Consider a first responder system such as the Cap- WIN project in the Washington, D.C. area. A system of this kind brings together representatives from multiple jurisdictions to solve emergencies in real time. But those representatives all might be using different technologies and devices ' radios, telephones, IM, email, textual group chat, and perhaps even SMS on personal cell phones. How to integrate this alphabet soup?

 

The key is to provide interfaces that match the devices at hand. The core coordination might happen in a "situation room" that is hosted natively in a text conferencing system so that there is an electronic record available for post-event analysis. Based on keyword matching, certain messages that are exchanged in the group chat room might be pushed out to someone whose only access at the time is via SMS. First responders on radios might be able to interact with the chat room via text-to-speech. Based on rich presence ' information about network availability, device priorities, geolocation, and roles ' the system dynamically invites people into the conference at their best communication tool (e.g., "we need someone from the county sheriff 's department who is within two miles of the scene, try radio first then fall back to cell or text").

 

In this scenario, perhaps only a few desk-bound dispatchers are using a front-end UC application. Everyone else is using a single-mode device that most would consider constrained from the UC perspective.

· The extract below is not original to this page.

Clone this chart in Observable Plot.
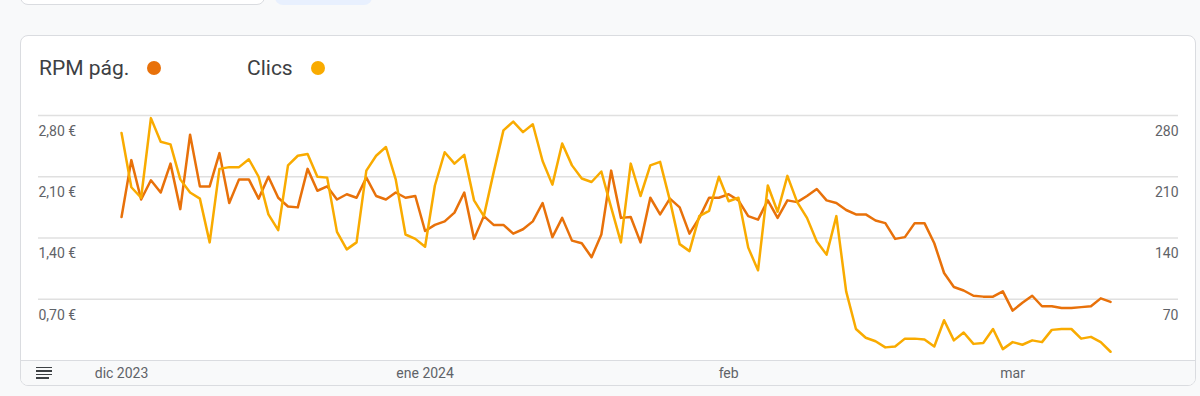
<!DOCTYPE html>
<html>
<head>
<meta charset="utf-8">
<script src="https://cdn.jsdelivr.net/npm/d3@7"></script>
<script src="https://cdn.jsdelivr.net/npm/@observablehq/plot@0.6"></script>
<style>
html, body { margin: 0; padding: 0; width: 1200px; height: 396px; overflow: hidden; background: #f8f9fa; font-family: Roboto, "Noto Sans", sans-serif; }
#wrap { position: relative; width: 1200px; height: 396px; }
.topbox1 { position: absolute; left: 20px; top: -20px; width: 245px; height: 25px; box-sizing: border-box; background: #fff; border: 1px solid #dadce0; border-radius: 8px; }
.topbox2 { position: absolute; left: 275px; top: -20px; width: 97px; height: 25px; background: #e8f0fe; border-radius: 8px; }
.card { position: absolute; left: 20px; top: 35px; width: 1176px; height: 351px; box-sizing: border-box; background: #fff; border: 1px solid #dadce0; border-radius: 8px; overflow: hidden; }
.band { position: absolute; left: 0; right: 0; top: 324px; bottom: 0; background: #f8f9fa; border-top: 1px solid #dadce0; }
.legend { position: absolute; top: 58px; font-size: 21px; line-height: 21px; color: #3c4043; white-space: nowrap; }
.dot { position: absolute; width: 14px; height: 14px; border-radius: 50%; }
.ham { position: absolute; left: 36px; height: 1.6px; background: #3c4043; }
#chart { position: absolute; left: 0; top: 0; }
</style>
</head>
<body>
<div id="wrap">
  <div class="topbox1"></div>
  <div class="topbox2"></div>
  <div class="card"><div class="band"></div></div>
  <div class="legend" style="left:39px">RPM pág.</div>
  <div class="dot" style="left:147px; top:61px; background:#e8710a"></div>
  <div class="legend" style="left:247px">Clics</div>
  <div class="dot" style="left:311px; top:61px; background:#f9ab00"></div>
  <div class="ham" style="top:366.5px; width:16px"></div>
  <div class="ham" style="top:370px; width:16px"></div>
  <div class="ham" style="top:373.5px; width:16px"></div>
  <div class="ham" style="top:377px; width:13px"></div>
  <div id="chart"></div>
</div>
<script>
// Series: daily values from 1 Dec 2023 to 11 Mar 2024
const startDay = Date.UTC(2023, 11, 1);
const rpm = [
  1.64, 2.29, 1.84, 2.06, 1.92, 2.25, 1.73, 2.58, 1.99, 1.99,
  2.37, 1.80, 2.07, 2.07, 1.85, 2.10, 1.86, 1.76, 1.75, 2.19,
  1.94, 1.99, 1.84, 1.90, 1.86, 2.09, 1.88, 1.84, 1.92, 1.86,
  1.88, 1.48, 1.55, 1.59, 1.69, 1.92, 1.39, 1.65, 1.55, 1.55,
  1.45, 1.50, 1.59, 1.80, 1.41, 1.63, 1.37, 1.34, 1.18, 1.44,
  2.17, 1.63, 1.64, 1.35, 1.86, 1.67, 1.85, 1.75, 1.45, 1.63,
  1.86, 1.86, 1.90, 1.83, 1.65, 1.61, 1.83, 1.63, 1.83, 1.81,
  1.88, 1.96, 1.83, 1.80, 1.72, 1.67, 1.67, 1.60, 1.57, 1.39,
  1.41, 1.57, 1.57, 1.34, 1.00, 0.84, 0.80, 0.74, 0.73, 0.73,
  0.79, 0.57, 0.66, 0.74, 0.62, 0.62, 0.60, 0.60, 0.61, 0.62,
  0.71, 0.67
];
const clics = [
  260, 198, 186, 277, 250, 247, 207, 192, 185, 135,
  219, 221, 221, 230, 210, 167, 149, 223, 234, 236,
  210, 209, 147, 127, 135, 217, 234, 244, 207, 144,
  139, 130, 200, 238, 225, 235, 183, 165, 215, 263,
  273, 261, 270, 228, 201, 248, 223, 208, 204, 216,
  175, 135, 225, 188, 223, 227, 183, 133, 125, 165,
  171, 210, 182, 186, 129, 103, 200, 170, 211, 181,
  163, 136, 121, 165, 79, 36, 26, 22, 15, 16,
  25, 25, 24, 16, 46, 23, 32, 19, 20, 36,
  13, 21, 18, 23, 21, 35, 36, 36, 25, 27,
  21, 10
];
const rpmTicks = [0.7, 1.4, 2.1, 2.8];
const rpmTickLabels = ["0,70 €", "1,40 €", "2,10 €", "2,80 €"];
const clickTicks = [70, 140, 210, 280];
const monthTicks = [Date.UTC(2023, 11, 1), Date.UTC(2024, 0, 1), Date.UTC(2024, 1, 1), Date.UTC(2024, 2, 1)];
const monthLabels = ["dic 2023", "ene 2024", "feb", "mar"];

const DAY = 86400000;
const clickToRpm = rpmTicks[3] / clickTicks[3];
const data = rpm.map((v, i) => ({date: new Date(startDay + i * DAY), rpm: v, clics: clics[i]}));
const months = monthTicks.map((t, i) => ({date: new Date(t), label: monthLabels[i]}));

const font = "Roboto, 'Noto Sans', sans-serif";
const chart = Plot.plot({
  width: 1200,
  height: 396,
  marginTop: 115,
  marginBottom: 36,
  marginLeft: 38,
  marginRight: 22,
  style: {background: "transparent", fontFamily: font, overflow: "visible"},
  x: {type: "utc", domain: [new Date(startDay - 8.48 * DAY), new Date(startDay + 107.94 * DAY)], axis: null},
  y: {domain: [0, 2.8], axis: null},
  marks: [
    Plot.ruleY(rpmTicks, {y: d => d, stroke: "#e0e0e0", strokeWidth: 1.5}),
    Plot.text(rpmTicks, {y: d => d, text: (d, i) => rpmTickLabels[i], frameAnchor: "left", textAnchor: "start", dy: 16, fontSize: 14, fill: "#5f6368"}),
    Plot.text(clickTicks, {y: d => d * clickToRpm, text: d => String(d), frameAnchor: "right", textAnchor: "end", dy: 16, fontSize: 14, fill: "#5f6368"}),
    Plot.line(data, {x: "date", y: "rpm", stroke: "#e8710a", strokeWidth: 2.5}),
    Plot.line(data, {x: "date", y: d => d.clics * clickToRpm, stroke: "#f9ab00", strokeWidth: 2.5}),
    Plot.text(months, {x: "date", y: 0, text: "label", dy: 13, fontSize: 14, fill: "#5f6368"})
  ]
});
document.getElementById("chart").appendChild(chart);
</script>
</body>
</html>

Yet together those multiple devices enable the entire interaction to be unified because the right people can come together at the right time to solve a common problem.

 

This kind of unified communication has two interesting properties:

 

1. It is "bottom up" because the unification of communication naturally emerges through the ways in which many disparate people and devices interact, not from the "top down" through the use of one application to bind them all.

 

2. It is "inside out" because while a few back-end systems and operators might have a holistic view of the communications flow from the "outside in," most participants see only the aspects they care about or can access using constrained devices.

 

This bottom up, inside out model is becoming the norm on the Internet, as well. Consider a social networking application like Twitter ' a single back-end application with many interfaces. Twitter got its start as a microblogging website, where you could post status updates about your current activities and other people could read that stream. Naturally, to tap into the widespread use of feed readers, Twitter provided RSS feeds for each person. You can also post to your Twitter stream via SMS (each "tweet" is limited to 140 characters for just this reason) or via an IM "bot" on the Extensible Messaging and Presence Protocol (XMPP) network. Using third-party services like TwitterFone, you can even post to your stream via voice.

 

So the emerging reality is that there are no web applications, SMS applications, IM applications, or voice applications ' there are simply "applications," which you can interact with via the web, SMS, IM, and traditional or IP-based voice systems. How you provide information to such an application might be a matter of personal taste, ambient environment, available devices, and network quality. And how such an application pushes information out to you (or queues up information for later delivery) is based on all those factors and more, which means some form of intelligent, presence-based routing as your availability, location, and capabilities change over time. Once again we see the fundamental truth that the bottom up, inside out applications of the real-time Internet increasingly depend on a robust infrastructure for presence.